Timothy had been sent by Paul to look after the church at Ephesus. Paul had hoped to return to it but his plans changed and so in this first letter to Timothy he is giving him further instruction in looking after the church. He encouraged him to refute false teaching and one of the errors that was infiltrating the church was that godliness was a means to financial gain.

Believers today are under ever greater pressure to believe that contentment comes when you have everything you want and of course you never do. Paul however is quite clear that contentment whether in plenty or lack is the goal not having an overflow of possessions and lots of money.

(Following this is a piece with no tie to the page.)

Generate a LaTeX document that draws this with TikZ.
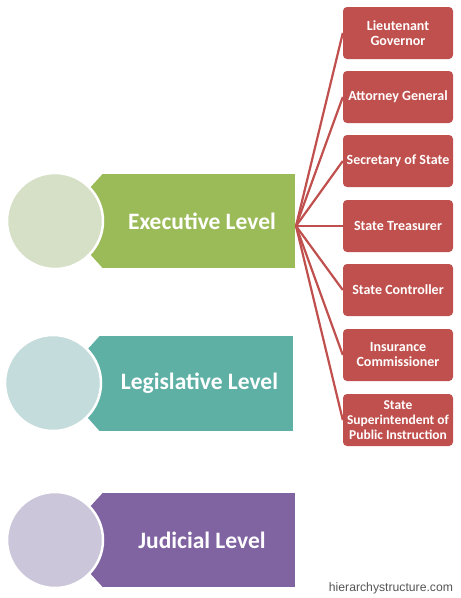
\documentclass[tikz,border=0pt]{standalone}
\usepackage{fontspec}
\setmainfont{Carlito}
\newfontfamily\wmfont{Liberation Sans}
\definecolor{exgreen}{HTML}{9BBB59}
\definecolor{excirc}{HTML}{D6E0C6}
\definecolor{legteal}{HTML}{5EB0A5}
\definecolor{legcirc}{HTML}{C4DCDB}
\definecolor{judpurp}{HTML}{8064A2}
\definecolor{judcirc}{HTML}{CBC6D9}
\definecolor{offred}{HTML}{C0504D}
\definecolor{wmgray}{HTML}{555555}
\begin{document}
\begin{tikzpicture}[x=1pt,y=-1pt,
  levelbox/.style={rectangle, minimum width=192pt, minimum height=94pt, inner sep=0pt,
    text=white, font=\bfseries\fontsize{23.5}{28}\selectfont},
  roundel/.style={circle, draw=white, line width=2.5pt, minimum size=96pt, inner sep=0pt},
  office/.style={rectangle, rounded corners=4pt, fill=offred, minimum width=110pt,
    minimum height=52pt, align=center, inner xsep=0pt, inner ysep=1pt, text=white,
    font=\bfseries\fontsize{14}{15}\selectfont},
  link/.style={draw=offred, line width=2.2pt}]
\useasboundingbox (0,0) rectangle (461,598);

% level boxes
\node[levelbox, fill=exgreen] (exec) at (199,221) {\hspace{6pt}Executive Level};
\fill[exgreen] (exec.north west) -- ++(-43,47) -- (exec.south west) -- cycle;
\node[roundel, fill=excirc] (execc) at (55,221) {};

\node[levelbox, fill=legteal, minimum width=193pt, minimum height=95pt] (leg) at (196.5,383.5) {\hspace{6pt}Legislative Level};
\fill[legteal] (leg.north west) -- ++(-43,47.5) -- (leg.south west) -- cycle;
\node[roundel, fill=legcirc] (legc) at (53,383) {};

\node[levelbox, fill=judpurp] (jud) at (199,540) {\hspace{6pt}Judicial Level};
\fill[judpurp] (jud.north west) -- ++(-43,47) -- (jud.south west) -- cycle;
\node[roundel, fill=judcirc] (judc) at (55,540) {};

% offices
\node[office] (lg) at (398,33) {Lieutenant\\Governor};
\node[office] (ag) at (398,97) {Attorney General};
\node[office] (ss) at (398,161) {Secretary of State};
\node[office] (st) at (398,226) {State Treasurer};
\node[office] (sc) at (398,290) {State Controller};
\node[office] (ic) at (398,355) {Insurance\\Commissioner};
\node[office, font=\bfseries\fontsize{13.5}{15}\selectfont] (sp) at (398,420) {State\\Superintendent of\\Public Instruction};

\coordinate (hub) at (296,226);
\foreach \n in {lg,ag,ss,st,sc,ic,sp}{
  \draw[link] (hub) -- (\n.west);
}

\node[font=\wmfont\fontsize{12.2}{14}\selectfont, text=wmgray, inner sep=0pt] (wm) at (391,588) {hierarchystructure.com};
\end{tikzpicture}
\end{document}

Paul tells Timothy that ‘people who want to get rich fall into temptation and a trap and into many foolish and harmful desires that plunge men into ruin and destruction’ (I Timothy 6: 9).  There are no get rich quick schemes and the love of money is a root of all kinds of evil. Eagerly desiring money is a trap. Jesus assures us that our heavenly Father will look after us; we do not need to worry about what we will eat, drink or wear (Matthew 6: 25 – 32). Paul says to Timothy that if we have food and clothing, we will be content with that. And ladies, our Father knows we like nice clothes and he will provide those for us! Being content with what we have is a wonderful attribute.

If you have ever cleared out the house of a person who has died, it can be very distressing. We brought nothing into the world and can take nothing out. There will be many things that they valued and which they have left behind and which you may now have to just throw away because no one else wants them.  It puts possessions in perspective. Our Father knows what we need and he will give us those things we need and much else besides. He is a good God who gives good gifts to his children but let us learn, like Paul, to be content whether we are in a time of plenty or in a time of lack. Contentment helps us not to worry in our time of lack and to rejoice with thankfulness in our time of plenty.
Thankfulness is the key to contentment. Let us be thankful and content people who will be a joy to those around us.